Which one is better to use TTL or Delete in Cassandra?


I want to remove records from Cassandra cluster after a particular time. So what Should I use TTL or manually delete?


Solution

  • It depends on your data model. The fortunate answer, is that due to their predictable nature, you can build your data model to accommodate TTLs.

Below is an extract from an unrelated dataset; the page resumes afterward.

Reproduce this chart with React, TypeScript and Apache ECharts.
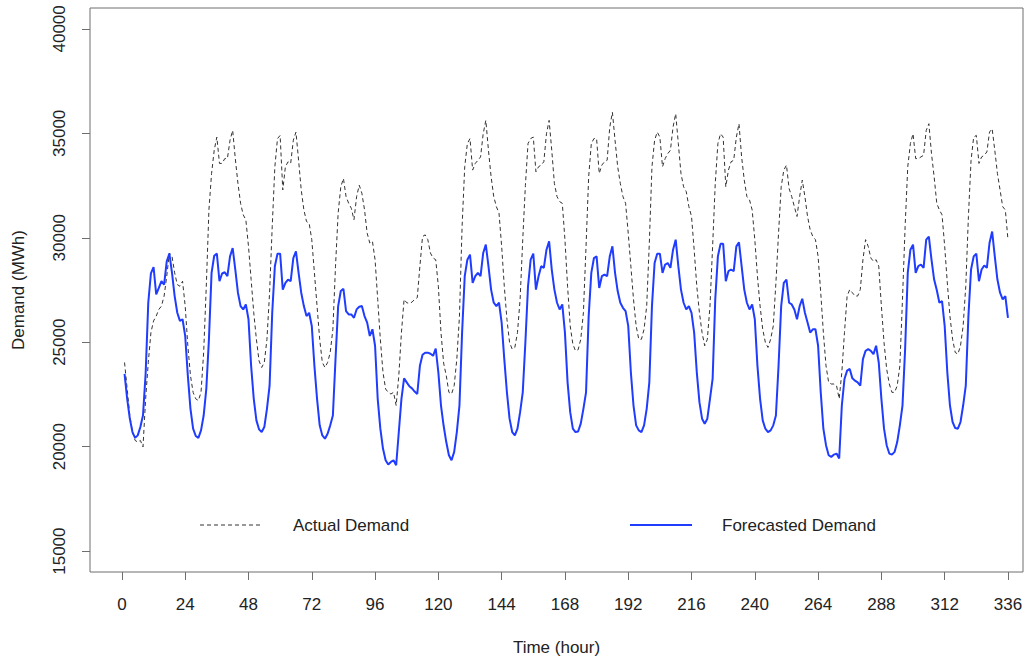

    Let's say I build the following table to track user requests to a REST service, for example. Suppose that I really only care about the last week's worth of data, so I'll set a TTL of 604800 seconds (7 days). So the query I need to support is basically this (querying transactions for user 'Bob' for the prior 7 days):

    SELECT * FROM rest_transactions_by_user 
      WHERE username='Bob' AND transaction_time > '2018-05-28 13:41';
    

    To support that query, I'll build this table:

    CREATE TABLE rest_transactions_by_user (
      username TEXT,
      transaction_time TIMESTAMP,
      service_name TEXT,
      HTTP_result BIGINT,
      PRIMARY KEY (username,transaction_time))
      WITH CLUSTERING ORDER BY (transaction_time DESC)
      AND gc_grace_seconds = 864000      
      AND default_time_to_live = 604800;
    

    A few things to note:

    • I am leaving gc_grace_seconds at the default of 864000 (ten days). This will ensure that the TTL tombstones will have adequate time to be propagated throughout the cluster.
    • Rows will TTL at 7 days (as mentioned above). After that, they become tombstones for an additional 10 days.
    • I am clustering by transaction_time in DESCending order. This puts the rows I care about (the ones that haven't TTL'd) at the "top" of my partition (sequentially).
    • By querying for a transaction_time of the prior 7 days, I am ignoring anything older than that. As my TTL tombstones will exist for 10 days afterward, they will be at the "bottom" of my partition.

    In this way, limiting my query to the last 7 days ensures that Cassandra will never have to deal with the tombstones, as my query will never find them. So in this case, I have built a data model where a TTL is "better" than a random delete.